## WHAT THE EXERCISE ASKS
Restate the whole listing word for word. Pictures are left out.

## DATASET EXCERPT

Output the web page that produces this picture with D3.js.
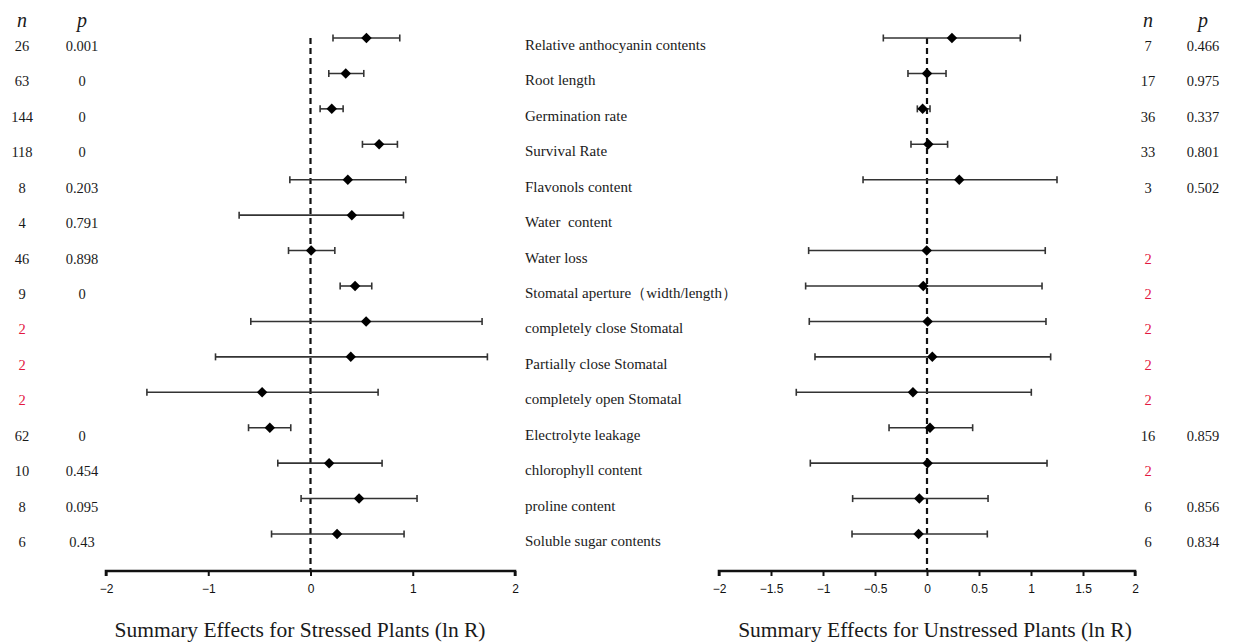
<!DOCTYPE html>
<html>
<head>
<meta charset="utf-8">
<script src="https://cdn.jsdelivr.net/npm/d3@7/dist/d3.min.js"></script>
<style>
  html, body { margin: 0; padding: 0; background: #fff; }
  svg { display: block; }
  text { white-space: pre; }
</style>
</head>
<body>
<svg id="chart" width="1254" height="643"></svg>
<script>
// Response variables (rows, top to bottom)
const categories = [
  "Relative anthocyanin contents", "Root length", "Germination rate", "Survival Rate",
  "Flavonols content", "Water  content", "Water loss", "Stomatal aperture\uFF08width/length\uFF09",
  "completely close Stomatal", "Partially close Stomatal", "completely open Stomatal",
  "Electrolyte leakage", "chlorophyll content", "proline content", "Soluble sugar contents"
];

// Stressed plants: mean ln R with 95% CI
const stressedMean = [0.547, 0.345, 0.208, 0.671, 0.365, 0.404, 0.006, 0.436, 0.544, 0.394, -0.473, -0.398, 0.182, 0.475, 0.26];
const stressedLow  = [0.22, 0.179, 0.094, 0.508, -0.202, -0.698, -0.215, 0.29, -0.584, -0.929, -1.6, -0.606, -0.32, -0.092, -0.381];
const stressedHigh = [0.873, 0.521, 0.319, 0.85, 0.932, 0.909, 0.238, 0.599, 1.678, 1.73, 0.661, -0.193, 0.7, 1.042, 0.915];
const stressedN = ["26", "63", "144", "118", "8", "4", "46", "9", "2", "2", "2", "62", "10", "8", "6"];
const stressedP = ["0.001", "0", "0", "0", "0.203", "0.791", "0.898", "0", "", "", "", "0", "0.454", "0.095", "0.43"];

// Unstressed plants: mean ln R with 95% CI (null = not measured)
const unstressedMean = [0.24, 0.0, -0.042, 0.013, 0.31, null, -0.003, -0.036, 0.006, 0.051, -0.135, 0.029, 0.006, -0.074, -0.081];
const unstressedLow  = [-0.42, -0.183, -0.093, -0.154, -0.615, null, -1.138, -1.167, -1.132, -1.077, -1.257, -0.365, -1.122, -0.715, -0.721];
const unstressedHigh = [0.897, 0.183, 0.029, 0.198, 1.25, null, 1.137, 1.106, 1.144, 1.189, 1.003, 0.439, 1.154, 0.587, 0.58];
const unstressedN = ["7", "17", "36", "33", "3", "", "2", "2", "2", "2", "2", "16", "2", "6", "6"];
const unstressedP = ["0.466", "0.975", "0.337", "0.801", "0.502", "", "", "", "", "", "", "0.859", "", "0.856", "0.834"];

const stressedTicks = [-2, -1, 0, 1, 2];
const unstressedTicks = [-2, -1.5, -1, -0.5, 0, 0.5, 1, 1.5, 2];

const serif = "'Liberation Serif', 'Times New Roman', serif";
const sans = "'Liberation Sans', 'DejaVu Sans', Arial, sans-serif";
const textColor = "#1a1a1a";
const red = "#e3173f";

const svg = d3.select("#chart");

const y = d3.scalePoint()
  .domain(d3.range(categories.length))
  .range([38, 534]);

const axisY = 571;

function drawPanel(opts) {
  const x = d3.scaleLinear().domain([-2, 2]).range(opts.range);
  const g = svg.append("g");

  // reference line at ln R = 0
  g.append("line")
    .attr("x1", x(0)).attr("x2", x(0))
    .attr("y1", 38).attr("y2", axisY)
    .attr("stroke", "#111").attr("stroke-width", 2.2)
    .attr("stroke-dasharray", "6,4");

  // horizontal axis
  const axis = d3.axisBottom(x)
    .tickValues(opts.ticks)
    .tickSize(5)
    .tickSizeOuter(5)
    .tickFormat(d => d3.format("")(d).replace("-", "\u2212"));
  const ax = g.append("g").attr("transform", `translate(0,${axisY})`).call(axis);
  ax.select(".domain").attr("stroke", "#111").attr("stroke-width", 2.6)
    .attr("d", `M${x(-2)},5V0H${x(2)}V5`).attr("fill", "none");
  ax.selectAll(".tick line").attr("stroke", "#111").attr("stroke-width", 2);
  ax.selectAll(".tick text")
    .attr("y", 13)
    .attr("font-family", sans).attr("font-size", 12).attr("fill", "#111");

  // axis title
  g.append("text")
    .attr("x", opts.titleX).attr("y", 637)
    .attr("text-anchor", "middle")
    .attr("font-family", serif).attr("font-size", 21.5).attr("fill", textColor)
    .text(opts.title);

  const rows = d3.range(categories.length).filter(i => opts.mean[i] != null);

  // confidence intervals
  const ci = g.selectAll(".ci").data(rows).join("g").attr("class", "ci");
  ci.append("line")
    .attr("x1", i => x(opts.low[i])).attr("x2", i => x(opts.high[i]))
    .attr("y1", i => y(i)).attr("y2", i => y(i))
    .attr("stroke", "#333").attr("stroke-width", 1.6);
  ci.append("line")
    .attr("x1", i => x(opts.low[i])).attr("x2", i => x(opts.low[i]))
    .attr("y1", i => y(i) - 3.5).attr("y2", i => y(i) + 3.5)
    .attr("stroke", "#333").attr("stroke-width", 1.6);
  ci.append("line")
    .attr("x1", i => x(opts.high[i])).attr("x2", i => x(opts.high[i]))
    .attr("y1", i => y(i) - 3.5).attr("y2", i => y(i) + 3.5)
    .attr("stroke", "#333").attr("stroke-width", 1.6);

  // mean effect markers
  g.selectAll(".mean").data(rows).join("path")
    .attr("class", "mean")
    .attr("d", d3.symbol(d3.symbolDiamond2, 70))
    .attr("transform", i => `translate(${x(opts.mean[i])},${y(i)})`)
    .attr("fill", "#000");

  // n and p columns
  const header = [["n", opts.nX], ["p", opts.pX]];
  g.selectAll(".hdr").data(header).join("text")
    .attr("x", d => d[1]).attr("y", 27)
    .attr("text-anchor", "middle")
    .attr("font-family", serif).attr("font-style", "italic").attr("font-size", 20)
    .attr("fill", textColor)
    .text(d => d[0]);

  const idx = d3.range(categories.length);
  g.selectAll(".n").data(idx.filter(i => opts.n[i] !== "")).join("text")
    .attr("x", opts.nX).attr("y", i => y(i) + 13)
    .attr("text-anchor", "middle")
    .attr("font-family", serif).attr("font-size", 14.5)
    .attr("fill", i => opts.n[i] === "2" && opts.p[i] === "" ? red : textColor)
    .text(i => opts.n[i]);
  g.selectAll(".p").data(idx.filter(i => opts.p[i] !== "")).join("text")
    .attr("x", opts.pX).attr("y", i => y(i) + 13)
    .attr("text-anchor", "middle")
    .attr("font-family", serif).attr("font-size", 14.5)
    .attr("fill", textColor)
    .text(i => opts.p[i]);
}

drawPanel({
  range: [106, 515], ticks: stressedTicks,
  mean: stressedMean, low: stressedLow, high: stressedHigh,
  n: stressedN, p: stressedP, nX: 22, pX: 82,
  title: "Summary Effects for Stressed Plants (ln R)", titleX: 300
});

drawPanel({
  range: [719, 1135], ticks: unstressedTicks,
  mean: unstressedMean, low: unstressedLow, high: unstressedHigh,
  n: unstressedN, p: unstressedP, nX: 1148, pX: 1203,
  title: "Summary Effects for Unstressed Plants (ln R)", titleX: 935
});

// category labels between the panels
svg.append("g").selectAll("text").data(categories).join("text")
  .attr("x", 525).attr("y", (d, i) => y(i) + 12)
  .attr("font-family", serif).attr("font-size", 15).attr("fill", textColor)
  .text(d => d);
</script>
</body>
</html>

## RESULT
Output the web page that produces this picture with D3.js.
<!DOCTYPE html>
<html>
<head>
<meta charset="utf-8">
<script src="https://cdn.jsdelivr.net/npm/d3@7/dist/d3.min.js"></script>
<style>
  html, body { margin: 0; padding: 0; background: #fff; }
  svg { display: block; }
  text { white-space: pre; }
</style>
</head>
<body>
<svg id="chart" width="1254" height="643"></svg>
<script>
// Response variables (rows, top to bottom)
const categories = [
  "Relative anthocyanin contents", "Root length", "Germination rate", "Survival Rate",
  "Flavonols content", "Water  content", "Water loss", "Stomatal aperture\uFF08width/length\uFF09",
  "completely close Stomatal", "Partially close Stomatal", "completely open Stomatal",
  "Electrolyte leakage", "chlorophyll content", "proline content", "Soluble sugar contents"
];

// Stressed plants: mean ln R with 95% CI
const stressedMean = [0.547, 0.345, 0.208, 0.671, 0.365, 0.404, 0.006, 0.436, 0.544, 0.394, -0.473, -0.398, 0.182, 0.475, 0.26];
const stressedLow  = [0.22, 0.179, 0.094, 0.508, -0.202, -0.698, -0.215, 0.29, -0.584, -0.929, -1.6, -0.606, -0.32, -0.092, -0.381];
const stressedHigh = [0.873, 0.521, 0.319, 0.85, 0.932, 0.909, 0.238, 0.599, 1.678, 1.73, 0.661, -0.193, 0.7, 1.042, 0.915];
const stressedN = ["26", "63", "144", "118", "8", "4", "46", "9", "2", "2", "2", "62", "10", "8", "6"];
const stressedP = ["0.001", "0", "0", "0", "0.203", "0.791", "0.898", "0", "", "", "", "0", "0.454", "0.095", "0.43"];

// Unstressed plants: mean ln R with 95% CI (null = not measured)
const unstressedMean = [0.24, 0.0, -0.042, 0.013, 0.31, null, -0.003, -0.036, 0.006, 0.051, -0.135, 0.029, 0.006, -0.074, -0.081];
const unstressedLow  = [-0.42, -0.183, -0.093, -0.154, -0.615, null, -1.138, -1.167, -1.132, -1.077, -1.257, -0.365, -1.122, -0.715, -0.721];
const unstressedHigh = [0.897, 0.183, 0.029, 0.198, 1.25, null, 1.137, 1.106, 1.144, 1.189, 1.003, 0.439, 1.154, 0.587, 0.58];
const unstressedN = ["7", "17", "36", "33", "3", "", "2", "2", "2", "2", "2", "16", "2", "6", "6"];
const unstressedP = ["0.466", "0.975", "0.337", "0.801", "0.502", "", "", "", "", "", "", "0.859", "", "0.856", "0.834"];

const stressedTicks = [-2, -1, 0, 1, 2];
const unstressedTicks = [-2, -1.5, -1, -0.5, 0, 0.5, 1, 1.5, 2];

const serif = "'Liberation Serif', 'Times New Roman', serif";
const sans = "'Liberation Sans', 'DejaVu Sans', Arial, sans-serif";
const textColor = "#1a1a1a";
const red = "#e3173f";

const svg = d3.select("#chart");

const y = d3.scalePoint()
  .domain(d3.range(categories.length))
  .range([38, 534]);

const axisY = 571;

function drawPanel(opts) {
  const x = d3.scaleLinear().domain([-2, 2]).range(opts.range);
  const g = svg.append("g");

  // reference line at ln R = 0
  g.append("line")
    .attr("x1", x(0)).attr("x2", x(0))
    .attr("y1", 38).attr("y2", axisY)
    .attr("stroke", "#111").attr("stroke-width", 2.2)
    .attr("stroke-dasharray", "6,4");

  // horizontal axis
  const axis = d3.axisBottom(x)
    .tickValues(opts.ticks)
    .tickSize(5)
    .tickSizeOuter(5)
    .tickFormat(d => d3.format("")(d).replace("-", "\u2212"));
  const ax = g.append("g").attr("transform", `translate(0,${axisY})`).call(axis);
  ax.select(".domain").attr("stroke", "#111").attr("stroke-width", 2.6)
    .attr("d", `M${x(-2)},5V0H${x(2)}V5`).attr("fill", "none");
  ax.selectAll(".tick line").attr("stroke", "#111").attr("stroke-width", 2);
  ax.selectAll(".tick text")
    .attr("y", 13)
    .attr("font-family", sans).attr("font-size", 12).attr("fill", "#111");

  // axis title
  g.append("text")
    .attr("x", opts.titleX).attr("y", 637)
    .attr("text-anchor", "middle")
    .attr("font-family", serif).attr("font-size", 21.5).attr("fill", textColor)
    .text(opts.title);

  const rows = d3.range(categories.length).filter(i => opts.mean[i] != null);

  // confidence intervals
  const ci = g.selectAll(".ci").data(rows).join("g").attr("class", "ci");
  ci.append("line")
    .attr("x1", i => x(opts.low[i])).attr("x2", i => x(opts.high[i]))
    .attr("y1", i => y(i)).attr("y2", i => y(i))
    .attr("stroke", "#333").attr("stroke-width", 1.6);
  ci.append("line")
    .attr("x1", i => x(opts.low[i])).attr("x2", i => x(opts.low[i]))
    .attr("y1", i => y(i) - 3.5).attr("y2", i => y(i) + 3.5)
    .attr("stroke", "#333").attr("stroke-width", 1.6);
  ci.append("line")
    .attr("x1", i => x(opts.high[i])).attr("x2", i => x(opts.high[i]))
    .attr("y1", i => y(i) - 3.5).attr("y2", i => y(i) + 3.5)
    .attr("stroke", "#333").attr("stroke-width", 1.6);

  // mean effect markers
  g.selectAll(".mean").data(rows).join("path")
    .attr("class", "mean")
    .attr("d", d3.symbol(d3.symbolDiamond2, 70))
    .attr("transform", i => `translate(${x(opts.mean[i])},${y(i)})`)
    .attr("fill", "#000");

  // n and p columns
  const header = [["n", opts.nX], ["p", opts.pX]];
  g.selectAll(".hdr").data(header).join("text")
    .attr("x", d => d[1]).attr("y", 27)
    .attr("text-anchor", "middle")
    .attr("font-family", serif).attr("font-style", "italic").attr("font-size", 20)
    .attr("fill", textColor)
    .text(d => d[0]);

  const idx = d3.range(categories.length);
  g.selectAll(".n").data(idx.filter(i => opts.n[i] !== "")).join("text")
    .attr("x", opts.nX).attr("y", i => y(i) + 13)
    .attr("text-anchor", "middle")
    .attr("font-family", serif).attr("font-size", 14.5)
    .attr("fill", i => opts.n[i] === "2" && opts.p[i] === "" ? red : textColor)
    .text(i => opts.n[i]);
  g.selectAll(".p").data(idx.filter(i => opts.p[i] !== "")).join("text")
    .attr("x", opts.pX).attr("y", i => y(i) + 13)
    .attr("text-anchor", "middle")
    .attr("font-family", serif).attr("font-size", 14.5)
    .attr("fill", textColor)
    .text(i => opts.p[i]);
}

drawPanel({
  range: [106, 515], ticks: stressedTicks,
  mean: stressedMean, low: stressedLow, high: stressedHigh,
  n: stressedN, p: stressedP, nX: 22, pX: 82,
  title: "Summary Effects for Stressed Plants (ln R)", titleX: 300
});

drawPanel({
  range: [719, 1135], ticks: unstressedTicks,
  mean: unstressedMean, low: unstressedLow, high: unstressedHigh,
  n: unstressedN, p: unstressedP, nX: 1148, pX: 1203,
  title: "Summary Effects for Unstressed Plants (ln R)", titleX: 935
});

// category labels between the panels
svg.append("g").selectAll("text").data(categories).join("text")
  .attr("x", 525).attr("y", (d, i) => y(i) + 12)
  .attr("font-family", serif).attr("font-size", 15).attr("fill", textColor)
  .text(d => d);
</script>
</body>
</html>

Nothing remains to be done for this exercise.